Quote the data exactly, first line to the line containing "import numpy as np", with no pictures.

>>

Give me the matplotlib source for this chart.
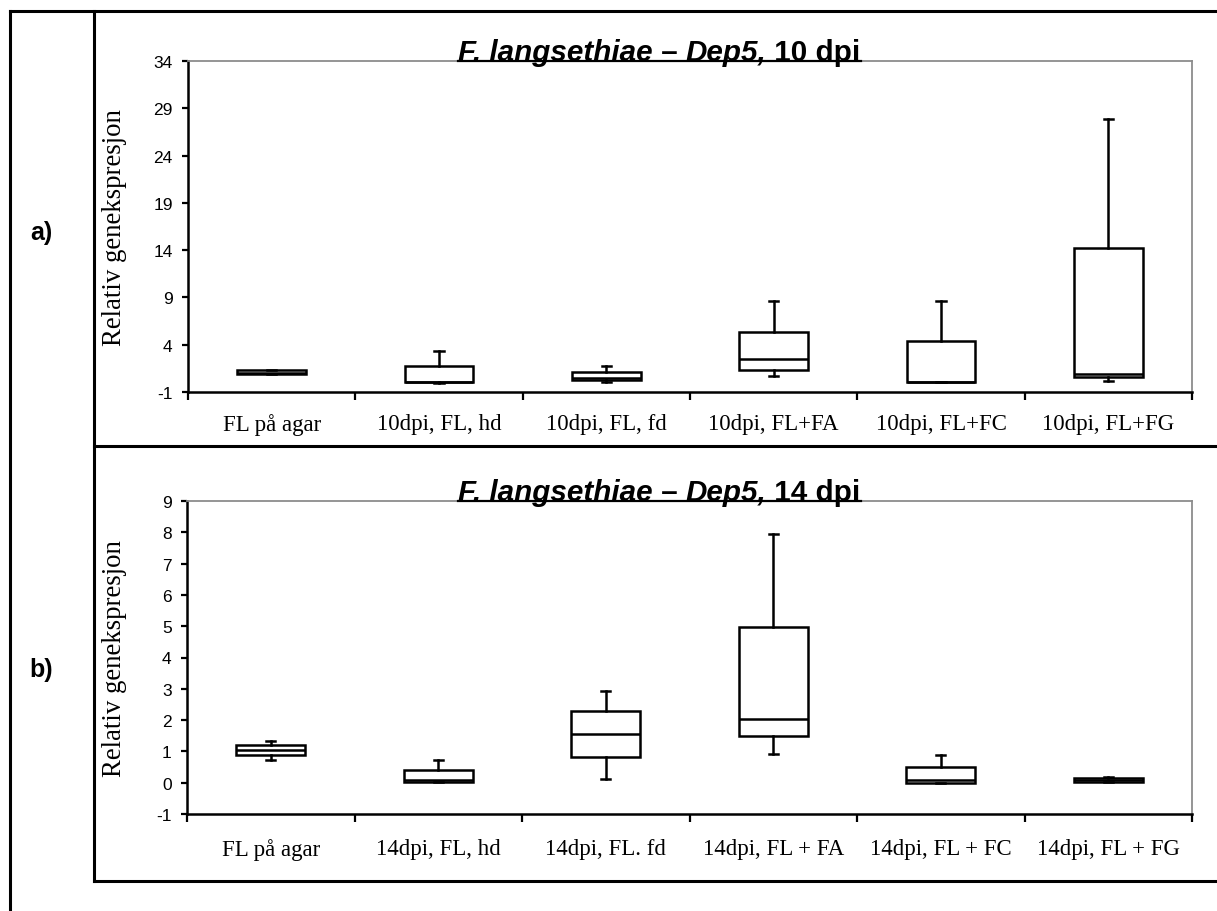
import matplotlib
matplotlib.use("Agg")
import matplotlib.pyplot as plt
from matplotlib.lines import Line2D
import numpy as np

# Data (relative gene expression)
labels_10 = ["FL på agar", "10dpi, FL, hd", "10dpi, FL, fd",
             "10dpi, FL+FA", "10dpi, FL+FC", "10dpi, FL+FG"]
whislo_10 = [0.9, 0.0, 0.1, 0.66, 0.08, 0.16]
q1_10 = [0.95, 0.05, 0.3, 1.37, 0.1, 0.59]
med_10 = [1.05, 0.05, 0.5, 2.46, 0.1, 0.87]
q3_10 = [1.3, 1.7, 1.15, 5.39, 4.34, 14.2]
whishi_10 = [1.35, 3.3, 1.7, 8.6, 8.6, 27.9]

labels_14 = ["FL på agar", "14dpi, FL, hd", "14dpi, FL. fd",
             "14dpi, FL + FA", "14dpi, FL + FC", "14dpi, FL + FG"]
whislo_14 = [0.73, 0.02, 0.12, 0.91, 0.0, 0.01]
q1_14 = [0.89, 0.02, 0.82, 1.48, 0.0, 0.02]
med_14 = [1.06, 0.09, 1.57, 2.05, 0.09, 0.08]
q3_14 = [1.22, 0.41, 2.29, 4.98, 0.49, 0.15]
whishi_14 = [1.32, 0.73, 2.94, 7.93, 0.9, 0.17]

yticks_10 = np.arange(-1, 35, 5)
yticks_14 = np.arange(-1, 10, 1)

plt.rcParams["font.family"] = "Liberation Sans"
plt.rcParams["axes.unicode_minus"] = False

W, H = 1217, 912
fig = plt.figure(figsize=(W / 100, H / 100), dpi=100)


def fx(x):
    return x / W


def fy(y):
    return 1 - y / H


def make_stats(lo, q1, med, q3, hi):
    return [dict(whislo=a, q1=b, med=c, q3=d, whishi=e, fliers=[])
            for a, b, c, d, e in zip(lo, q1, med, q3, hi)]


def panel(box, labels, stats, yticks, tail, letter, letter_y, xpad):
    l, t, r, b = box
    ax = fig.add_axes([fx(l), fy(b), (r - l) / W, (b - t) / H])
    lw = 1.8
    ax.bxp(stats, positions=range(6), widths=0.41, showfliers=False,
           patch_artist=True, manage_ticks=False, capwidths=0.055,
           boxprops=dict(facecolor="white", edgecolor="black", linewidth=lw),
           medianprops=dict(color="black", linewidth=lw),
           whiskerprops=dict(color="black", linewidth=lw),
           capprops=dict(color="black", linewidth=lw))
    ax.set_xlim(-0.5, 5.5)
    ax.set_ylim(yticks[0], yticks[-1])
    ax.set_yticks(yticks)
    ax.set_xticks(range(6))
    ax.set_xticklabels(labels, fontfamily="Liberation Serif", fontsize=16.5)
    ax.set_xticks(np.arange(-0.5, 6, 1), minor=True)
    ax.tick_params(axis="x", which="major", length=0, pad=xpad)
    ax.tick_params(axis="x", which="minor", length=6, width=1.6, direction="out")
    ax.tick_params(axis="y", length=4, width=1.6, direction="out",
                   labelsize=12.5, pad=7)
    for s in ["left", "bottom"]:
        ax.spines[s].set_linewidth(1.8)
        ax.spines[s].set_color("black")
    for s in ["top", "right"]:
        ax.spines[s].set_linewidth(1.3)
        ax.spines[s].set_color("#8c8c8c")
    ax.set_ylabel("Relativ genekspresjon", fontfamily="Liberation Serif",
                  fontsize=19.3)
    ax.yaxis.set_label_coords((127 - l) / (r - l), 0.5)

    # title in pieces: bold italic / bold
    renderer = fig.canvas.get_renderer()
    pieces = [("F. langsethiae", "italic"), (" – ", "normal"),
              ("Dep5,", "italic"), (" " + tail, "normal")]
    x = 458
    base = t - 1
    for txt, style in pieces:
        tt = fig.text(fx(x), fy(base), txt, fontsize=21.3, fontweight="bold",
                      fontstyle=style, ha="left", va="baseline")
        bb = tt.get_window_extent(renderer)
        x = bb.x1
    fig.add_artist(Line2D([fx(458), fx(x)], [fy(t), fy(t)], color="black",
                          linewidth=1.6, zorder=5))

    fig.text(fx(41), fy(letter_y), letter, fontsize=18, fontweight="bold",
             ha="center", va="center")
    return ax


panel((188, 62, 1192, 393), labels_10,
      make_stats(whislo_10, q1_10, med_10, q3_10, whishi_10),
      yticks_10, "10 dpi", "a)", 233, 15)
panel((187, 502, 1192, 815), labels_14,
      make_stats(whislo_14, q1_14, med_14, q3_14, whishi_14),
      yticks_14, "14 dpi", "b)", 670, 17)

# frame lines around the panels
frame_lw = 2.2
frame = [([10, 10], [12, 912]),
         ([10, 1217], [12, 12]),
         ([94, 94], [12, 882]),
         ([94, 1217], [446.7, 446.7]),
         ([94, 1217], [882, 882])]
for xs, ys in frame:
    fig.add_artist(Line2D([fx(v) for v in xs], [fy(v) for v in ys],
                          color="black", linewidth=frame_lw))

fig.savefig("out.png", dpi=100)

<<

Task solution
Give me the matplotlib source for this chart.
import matplotlib
matplotlib.use("Agg")
import matplotlib.pyplot as plt
from matplotlib.lines import Line2D
import numpy as np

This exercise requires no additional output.